Anyway, a week after the fight I found out I was pregnant and temporarily we were ok again. This hasn't continued. Despite my request that she stops the passive aggression and tells me when she is upset the behaviour has continued. I have tried really hard to include her in my pregnancy. She was the first person we told. Ive told her when all my appointments are, called her immediately after each one. I've confided my fears in her. However, all is not well. The last few telephone conversations we have had have ended up with me in floods of tears. She will end them with some snipe about this or that. Last week I just got one word answers and the silent treatment.
It is really upsetting me and its not good for me or the baby. If I ask her what is wrong she just says 'nothing', I emailed her to ask if she was OK after the silent treatment phone call and she has not responded.
I am at my wits end. As I said Im pregnant so I can't afford to go and see her. UI asked here her but she said 'She couldt imagine that I would want to spend any of my with her so why was I bothering to ask.' She won't speak to me over the phone about it and she won't email. What am I to do?

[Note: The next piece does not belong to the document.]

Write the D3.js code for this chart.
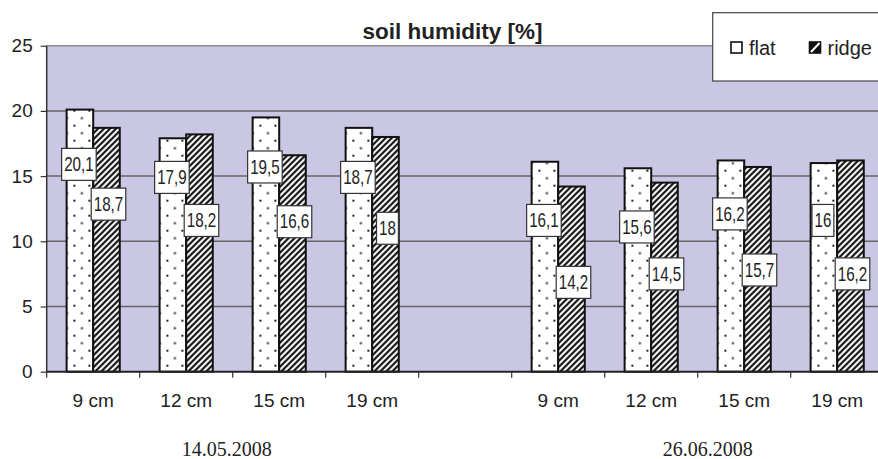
<!DOCTYPE html>
<html><head><meta charset="utf-8">
<script src="https://cdn.jsdelivr.net/npm/d3@7"></script>
<style>
body{margin:0;background:#fff;}
svg{display:block;}
</style></head>
<body>
<svg id="chart" width="878" height="459"></svg>
<script>
// ---- data ----
const categories = ["9 cm","12 cm","15 cm","19 cm","","9 cm","12 cm","15 cm","19 cm"];
const flatValues  = [20.1, 17.9, 19.5, 18.7, null, 16.1, 15.6, 16.2, 16.0];
const ridgeValues = [18.7, 18.2, 16.6, 18.0, null, 14.2, 14.5, 15.7, 16.2];
const flatLabels  = ["20,1","17,9","19,5","18,7","","16,1","15,6","16,2","16"];
const ridgeLabels = ["18,7","18,2","16,6","18","","14,2","14,5","15,7","16,2"];
// value level at which each data-label box was placed
const flatLabelAt  = [15.9, 14.9, 15.7, 14.9, null, 11.6, 11.1, 12.1, 11.6];
const ridgeLabelAt = [12.85, 11.6, 11.5, 11.0, null, 6.85, 7.5, 7.8, 7.5];
const yTicks = [0, 5, 10, 15, 20, 25];
const dates = ["14.05.2008", "26.06.2008"];
const seriesNames = ["flat", "ridge"];
const title = "soil humidity [%]";

// ---- layout ----
const svg = d3.select("#chart");
const L = 46.7, R = 883.7, T = 45.7, B = 371.7;
const sans = "'Liberation Sans', Arial, sans-serif";

const x0 = d3.scaleBand().domain(d3.range(categories.length)).range([L, R]).paddingInner(0).paddingOuter(0);
const x1 = d3.scaleBand().domain(seriesNames).range([0, x0.bandwidth()]).paddingInner(0).paddingOuter(0.75);
const y = d3.scaleLinear().domain([0, 25]).range([B, T]);

// patterns
const defs = svg.append("defs");
const dots = defs.append("pattern").attr("id","dots").attr("patternUnits","userSpaceOnUse")
  .attr("width",15).attr("height",15).attr("x",L+25).attr("y",T+4);
dots.append("rect").attr("width",15).attr("height",15).attr("fill","#fff");
dots.append("rect").attr("x",0).attr("y",0).attr("width",2).attr("height",2).attr("fill","#222");
dots.append("rect").attr("x",7.5).attr("y",7.5).attr("width",2).attr("height",2).attr("fill","#222");

const hatch = defs.append("pattern").attr("id","hatch").attr("patternUnits","userSpaceOnUse")
  .attr("width",6).attr("height",6);
hatch.append("rect").attr("width",6).attr("height",6).attr("fill","#fff");
hatch.append("path").attr("d","M-1,7 L7,-1 M-1,1 L1,-1 M5,7 L7,5").attr("stroke","#111").attr("stroke-width",2.2);

// plot background
svg.append("rect").attr("x",L).attr("y",T).attr("width",R-L).attr("height",B-T).attr("fill","#CAC7E4");
svg.append("line").attr("x1",L).attr("x2",R).attr("y1",T).attr("y2",T).attr("stroke","#8a8a8a").attr("stroke-width",1.5);

// gridlines
svg.append("g").selectAll("line").data(yTicks.filter(d => d > 0 && d < 25)).join("line")
  .attr("x1",L).attr("x2",R).attr("y1",d=>y(d)).attr("y2",d=>y(d))
  .attr("stroke","#666").attr("stroke-width",1.5);

// bars
const groups = svg.append("g").selectAll("g").data(d3.range(categories.length).filter(i => flatValues[i] != null)).join("g")
  .attr("transform", i => `translate(${x0(i)},0)`);
groups.append("rect").attr("x", x1("flat")).attr("width", x1.bandwidth())
  .attr("y", i => y(flatValues[i])).attr("height", i => y(0) - y(flatValues[i]))
  .attr("fill","url(#dots)").attr("stroke","#111").attr("stroke-width",2);
groups.append("rect").attr("x", x1("ridge")).attr("width", x1.bandwidth())
  .attr("y", i => y(ridgeValues[i])).attr("height", i => y(0) - y(ridgeValues[i]))
  .attr("fill","url(#hatch)").attr("stroke","#111").attr("stroke-width",2);

// axes
const yAxis = svg.append("g").attr("transform",`translate(${L},0)`)
  .call(d3.axisLeft(y).tickValues(yTicks).tickSize(6).tickPadding(8).tickFormat(d3.format("d")));
yAxis.select(".domain").remove();
yAxis.selectAll(".tick line").attr("stroke","#333").attr("stroke-width",1.2);
yAxis.selectAll("text").attr("font-family",sans).attr("font-size",19).attr("fill","#222");

svg.append("line").attr("x1",L).attr("x2",L).attr("y1",T).attr("y2",B).attr("stroke","#333").attr("stroke-width",1.5);
svg.append("line").attr("x1",L).attr("x2",R).attr("y1",B).attr("y2",B).attr("stroke","#222").attr("stroke-width",2);

// boundary ticks
const bounds = d3.range(categories.length).map(i => x0(i)).concat([x0.range()[1]]);
svg.append("g").selectAll("line").data(bounds).join("line")
  .attr("x1",d=>d).attr("x2",d=>d).attr("y1",B).attr("y2",B+6).attr("stroke","#333").attr("stroke-width",1.2);

const xAxis = svg.append("g").attr("transform",`translate(0,${B})`)
  .call(d3.axisBottom(x0).tickSize(0).tickPadding(22).tickFormat(i => categories[i]));
xAxis.select(".domain").remove();
xAxis.selectAll("text").attr("font-family",sans).attr("font-size",19).attr("fill","#222");

// data labels (narrow face emulated by horizontal compression)
function addLabel(cx, cy, txt) {
  const g = svg.append("g").attr("transform",`translate(${cx},${cy})`);
  const t = g.append("text").attr("x",0).attr("y",0).attr("text-anchor","middle").attr("dominant-baseline","central")
    .attr("font-family",sans).attr("font-size",20).attr("fill","#222").attr("transform","scale(0.76,1)").text(txt);
  const w = t.node().getComputedTextLength() * 0.76 + 5;
  g.insert("rect","text").attr("x",-w/2).attr("y",-16).attr("width",w).attr("height",32)
    .attr("fill","#fff").attr("stroke","#333").attr("stroke-width",1.2);
}
d3.range(categories.length).forEach(i => {
  if (flatValues[i] == null) return;
  addLabel(x0(i) + x1("flat") + x1.bandwidth()/2 - 1, y(flatLabelAt[i]), flatLabels[i]);
  addLabel(x0(i) + x1("ridge") + x1.bandwidth()/2 + 2, y(ridgeLabelAt[i]), ridgeLabels[i]);
});

// title
svg.append("text").attr("x",452.5).attr("y",39).attr("text-anchor","middle")
  .attr("font-family",sans).attr("font-weight","bold").attr("font-size",22.5)
  .attr("fill","#222").text(title);

// legend
svg.append("rect").attr("x",712.7).attr("y",12.7).attr("width",190).attr("height",68.3)
  .attr("fill","#fff").attr("stroke","#444").attr("stroke-width",1.2);
const lg = svg.append("g");
lg.append("rect").attr("x",731).attr("y",42).attr("width",11).attr("height",11)
  .attr("fill","#fff").attr("stroke","#111").attr("stroke-width",1.6);
lg.append("text").attr("x",749).attr("y",55).attr("font-family",sans)
  .attr("font-size",20).attr("fill","#222").text(seriesNames[0]);
lg.append("rect").attr("x",809.5).attr("y",42).attr("width",11).attr("height",11)
  .attr("fill","#111").attr("stroke","#111").attr("stroke-width",1.6);
lg.append("path").attr("d","M811,52 L819.5,43").attr("stroke","#fff").attr("stroke-width",2);
lg.append("text").attr("x",827.5).attr("y",55).attr("font-family",sans)
  .attr("font-size",20).attr("fill","#222").text(seriesNames[1]);

// dates
svg.append("g").selectAll("text").data(dates).join("text")
  .attr("x",(d,i)=>[x0(2) - 6, (x0(5) + x0.range()[1]) / 2 + 10][i]).attr("y",456).attr("text-anchor","middle")
  .attr("font-family","'Liberation Serif','Times New Roman',serif").attr("font-size",20).attr("fill","#222").text(d=>d);
</script>
</body></html>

I can't take the punishment.
Any help most appreciated.
Stop trying. You're the only one being a grown up and communicating. You've tried. She hasn't. So it's time to stop trying.
Take the extra time and energy and spend it on yourself and the people in your life who treat you well.
Remain cordial, update her via your dad and rise above the drama.
ClareB83 is spot on with advice. Your Mum needs to change and that's on her to do. Clearly she is not motivated even when told she is hurting her kids. There is nothing you can do but there is a kid on the way that will need you to focus on and look after them.
It may be that this all stems from her feeling abandoned by you living so far away (particularly if you live somewhere ‘nicer’ and she feels left behind/unhappy with her own decision about where to live her life. It may be that realising she will very rarely be able to see her grandchild due to the distance is making it all rather bittersweet for her.
That’s not an excuse but it might be what’s behind her difficult behaviour. She obviously isn’t very good with her feelings but then have you been honest with her when she has upset you?
Ultimately you can’t keep bending over backwards so maybe just take a step back and wait for her to contact you.